在设置标签y(10647个预测框 * (4+1+类别数) 张量)的时候,YOLO的设计思路是,对于输入图像中的每个对象,该对象实际边框(groud truth)的中心落在哪个网格,就由该网格负责预测该对象。不过,由于设计了3种不同大小的尺度,每个网格又有3个先验框,所以对于一个对象中心点,可以对应9个先验框。但最终只选择与实际边框IOU最大的那个先验框负责预测该对象(该先验框的置信度=1),所有其它先验框都不负责预测该对象(置信度=0)。同时,该先验框所在的输出向量中,边框位置设置为对象实际边框,以及该对象类型设置为1。
图2 边框预测
训练样本设置参考 generator.py 中 class BatchGenerator。
loss计算参考 yolo.py 的 call(self, x)。
网络结构是 yolo.py 的 create_yolov3_model()。
x = input_image, y_pred, y_true, true_boxes
分别是:输入图像,YOLO输出的tensor,标签y(期望其输出的tensor),输入图像中所有ground truth box。
loss = 边框位置xy loss + 边框位置wh loss + 边框置信度loss + 对象分类loss
def call(self, x):
# true_boxes 对应 BatchGenerator 里面的 t_batch,shape=(batch,1,1,1,一个图像中最多几个对象,4个坐标)
# y_true 对应 BatchGenerator 里面的 yolo_1/yolo_2/yolo_3,即一个特征图tensor
input_image, y_pred, y_true, true_boxes = x
# adjust the shape of the y_predict [batch, grid_h, grid_w, 3, 4+1+nb_class]
# shape=(batch, 特征图高,特征图宽,3个anchor,4个边框坐标+1个置信度+检测对象类别数)
y_pred = tf.reshape(y_pred, tf.concat([tf.shape(y_pred)[:3], tf.constant([3, -1])], axis=0))
# initialize the masks
# object_mask 是一个特征图上所有预测框的置信度(objectness),这里来自标签y_true,除了负责检测对象的那些anchor,其它置信度都是0。
# shape = (batch, 特征图高,特征图宽,3个anchor,1个置信度)
# y_true[..., 4]提取边框置信度(最后一维tensor中,前4个是边框坐标,第5个就是置信度),expand_dims将其恢复到原来的tensor形状。
object_mask = tf.expand_dims(y_true[..., 4], 4)

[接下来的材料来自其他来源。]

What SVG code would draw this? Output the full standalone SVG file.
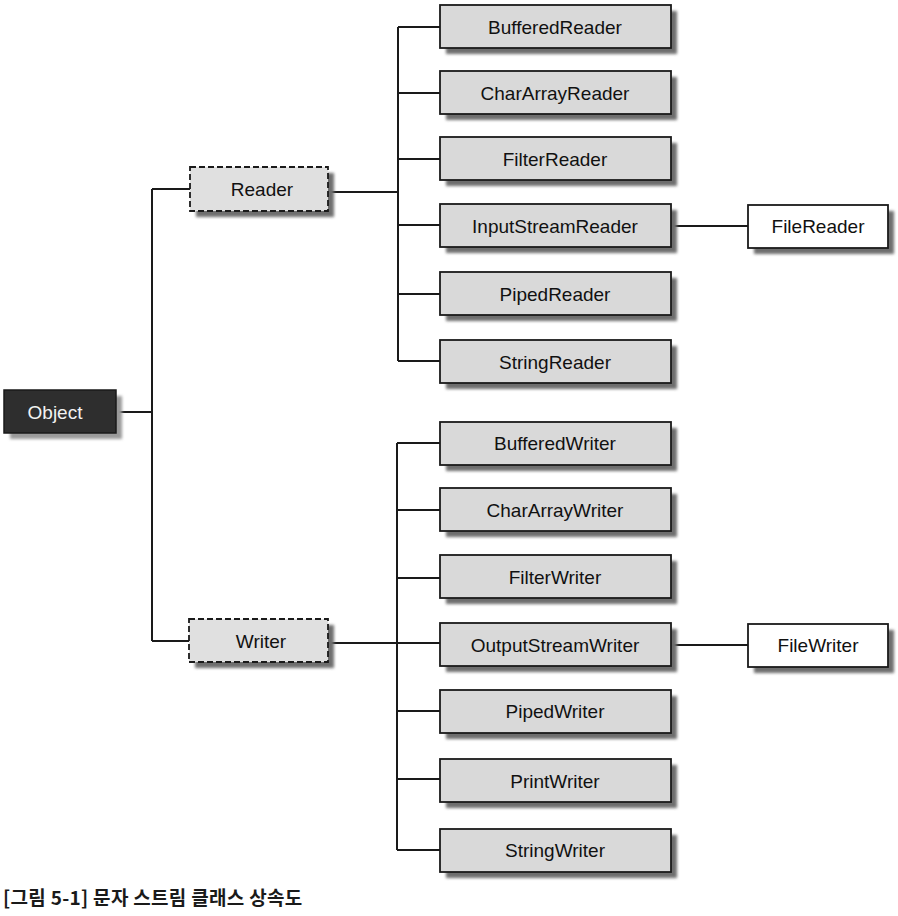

# the variable to keep track of number of batches processed
batch_seen = tf.Variable(0.)
# compute grid factor and net factor
# 特征图的宽高
grid_h = tf.shape(y_true)[1]
grid_w = tf.shape(y_true)[2]
grid_factor = tf.reshape(tf.cast([grid_w, grid_h], tf.float32), [1,1,1,1,2])
# 输入图像的宽高
net_h = tf.shape(input_image)[1]
net_w = tf.shape(input_image)[2]
net_factor = tf.reshape(tf.cast([net_w, net_h], tf.float32), [1,1,1,1,2])
Adjust prediction
# pred_box_xy 是预测框在特征图上的中心点坐标,特征图网格大小归一化为1*1,=(sigma(t_xy) + c_xy)
pred_box_xy = (self.cell_grid[:,:grid_h,:grid_w,:,:] + tf.sigmoid(y_pred[..., :2])) # shape=(batch,特征图高,特征图宽,3预测框,2坐标)
# pred_box_wh 是预测对象的t_w, t_h。注:truth_wh = anchor_wh * exp(t_wh)
pred_box_wh = y_pred[..., 2:4] # shape=(batch,特征图高,特征图宽,3预测框,2坐标)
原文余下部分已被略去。